TLDR; The authors use a CNN to extract features from character-based document representations. These features are then fed into a RNN to make a final prediction. This model, called ConvRec, has significantly fewer parameters (10-50x) then comparable convolutional models with more layers, but achieves similar to better performance on large-scale document classification tasks.
- Shortcomings of word-level approach: Each word is distinct despite common roots, cannot handle OOV words, many parameters.
- Character-level Convnets need many layers to capture long-term dependencies due to the small sizes of the receptive fields.

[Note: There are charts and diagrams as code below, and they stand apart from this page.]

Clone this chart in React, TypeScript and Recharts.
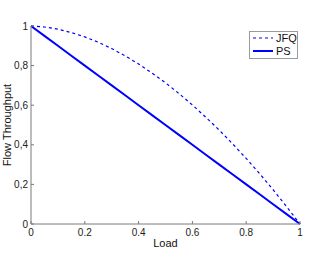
import { LineChart, Line, XAxis, YAxis, Legend } from "recharts"

// values
const loads = [0, 0.05, 0.1, 0.15, 0.2, 0.25, 0.3, 0.35, 0.4, 0.45, 0.5, 0.55, 0.6, 0.65, 0.7, 0.75, 0.8, 0.85, 0.9, 0.95, 1]
const jfqThroughput = [1, 0.995, 0.984, 0.967, 0.945, 0.918, 0.886, 0.849, 0.808, 0.762, 0.713, 0.659, 0.601, 0.539, 0.474, 0.404, 0.331, 0.254, 0.173, 0.088, 0]
const psThroughput = [1, 0.95, 0.9, 0.85, 0.8, 0.75, 0.7, 0.65, 0.6, 0.55, 0.5, 0.45, 0.4, 0.35, 0.3, 0.25, 0.2, 0.15, 0.1, 0.05, 0]
const xTicks = [0, 0.2, 0.4, 0.6, 0.8, 1]
const yTicks = [0, 0.2, 0.4, 0.6, 0.8, 1]

const data = loads.map((load, i) => ({
  load,
  JFQ: jfqThroughput[i],
  PS: psThroughput[i],
}))

const font = '"Liberation Sans", Arial, sans-serif'
const axisColor = "#7a7a7a"

const renderLegend = () => (
  <div
    style={{
      border: "1px solid #9a9a9a",
      background: "#fff",
      width: 47,
      height: 26,
      fontFamily: font,
      fontSize: 11,
      color: "#111",
      boxSizing: "content-box",
    }}
  >
    {[
      { name: "JFQ", dash: "3 3", w: 1.2 },
      { name: "PS", dash: undefined, w: 2 },
    ].map((item, i) => (
      <div key={item.name} style={{ position: "absolute", left: 1, top: 1 + i * 12.7, height: 12, display: "flex", alignItems: "center" }}>
        <svg width={24} height={12}>
          <line x1={3} y1={6} x2={23} y2={6} stroke="#0000ff" strokeWidth={item.w} strokeDasharray={item.dash} />
        </svg>
        <span style={{ marginLeft: 2, lineHeight: "12px" }}>{item.name}</span>
      </div>
    ))}
  </div>
)

export default function App() {
  return (
    <div style={{ position: "absolute", left: 0, top: 0, background: "#fff" }}>
      <LineChart width={310} height={259} data={data} margin={{ top: 26, right: 10, bottom: 5, left: 0 }}>
        <XAxis
          dataKey="load"
          type="number"
          domain={[0, 1]}
          ticks={xTicks}
          tickSize={-3}
          tickMargin={8}
          height={30}
          stroke={axisColor}
          tick={{ fill: "#222", fontSize: 10, fontFamily: font }}
          tickFormatter={(v: number) => String(v)}
          label={{ value: "Load", position: "insideBottom", offset: 7, fill: "#111", fontSize: 11, fontFamily: font }}
        />
        <YAxis
          type="number"
          domain={[0, 1]}
          ticks={yTicks}
          tickSize={-3}
          tickMargin={6}
          width={31}
          stroke={axisColor}
          tick={{ fill: "#222", fontSize: 10, fontFamily: font }}
          tickFormatter={(v: number) => String(v).replace(".", ",")}
          label={{
            value: "Flow Throughput",
            angle: -90,
            position: "insideLeft",
            offset: 7,
            fill: "#111",
            fontSize: 11,
            fontFamily: font,
            style: { textAnchor: "middle" },
          }}
        />
        <Legend
          layout="horizontal"
          verticalAlign="middle"
          align="center"
          content={renderLegend}
          wrapperStyle={{ left: 249, top: 31, width: 49, height: 28 }}
        />
        <Line
          dataKey="JFQ"
          type="linear"
          stroke="#0000ff"
          strokeWidth={1.2}
          strokeDasharray="3 3"
          dot={false}
          isAnimationActive={false}
        />
        <Line dataKey="PS" type="linear" stroke="#0000ff" strokeWidth={2} dot={false} isAnimationActive={false} />
      </LineChart>
    </div>
  )
}
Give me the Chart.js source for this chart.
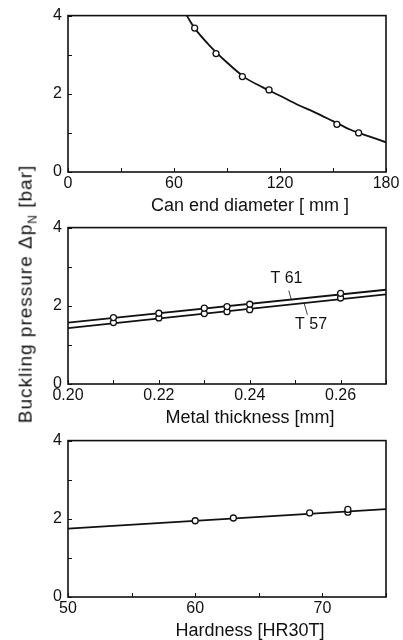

- Network architecture: 1. Embedding 8-dim 2. Convnet: 2-5 layers, 5 and 3-dim convolutions, 2-dim pooling, ReLU activation, 3. RNN LSTM with 128d hidden state. Dropout after conv and recurrent layer.
- Training: 96 characters, Adadelta, batch size of 128, Examples are padded and masked to longest sequence in batch, gradient norm clipping of 5, early stopping
- Models tends to outperform large CNN for smaller datasets. Maybe because of overfitting?
- More convolutional layers or more filters doesn't impact model performance much
- Would've been nice to graph the effect of #params on the model performance. How much do additional filters and conv layers help?
- hat about training time? How does it compare?